7. When you are a Gesch, you are part of a friendly, handshaking crew. You meet new people all the time (probably other people who are early to events) and are well versed in the art of Meeting New People. Gesches bombard New People with talking too loud, enthusiastic yet random inquiries into cultural heritage, and invitations to Thanksgiving dinner celebrations so that other Gesches may Meet the New People.

8. When you are a Gesch, you sing. This is not optional. There is no question of whether or not you participate in church singing groups and choirs, it's just sort of assumed with your name that you will. You can always count on a Gesch to belt out the favorite hymns.

9. When you are a Gesch, you are sarcastic and witty. You laugh a lot as a Gesch, but it's a hard-achieved humor, one you have to work for. No easy laughs.
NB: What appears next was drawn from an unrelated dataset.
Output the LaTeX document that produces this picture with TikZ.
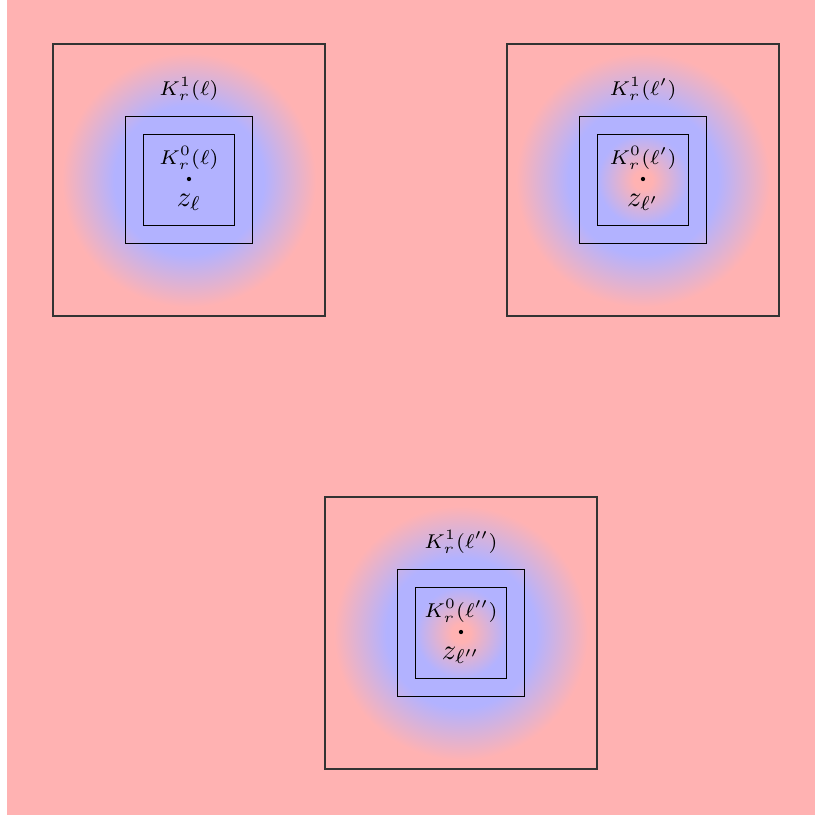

Not much is easy-going in the life of a Gesch, but it is worth it to be present for a brilliant joke cracked by Uncle Jeff. 

10. When you are a Gesch, you're probably a teacher, married to a teacher, a sibling of a teacher, or born of a teacher in one way or another. All of those categories happen to apply to me. Being a Gesch means loving to learn and loving to help people learn. It means an odd talent for trivia games, episodes of Jeopardy, and any other form of quickly generating information. It also means having so many random and useless facts up in your brain that you have a hard time remembering other things, like where you put your keys. Or whether you turned off the oven. Things like that.

So that's why I couldn't let go of my wonderful last name, not altogether at least. I will always love the book hoarding, coffee stirring, muskrat trapping, small town loving, churchgoing people who raised me and the values they instilled in my life, no matter how quirky that might make me. I look forward to seeing what it means to be a Whartnaby, and even helping define what that means in our own family unit with Brian and I. When I look at my name, my whole name, I will still get to see Gesch right there in the middle. And I am very proud of that.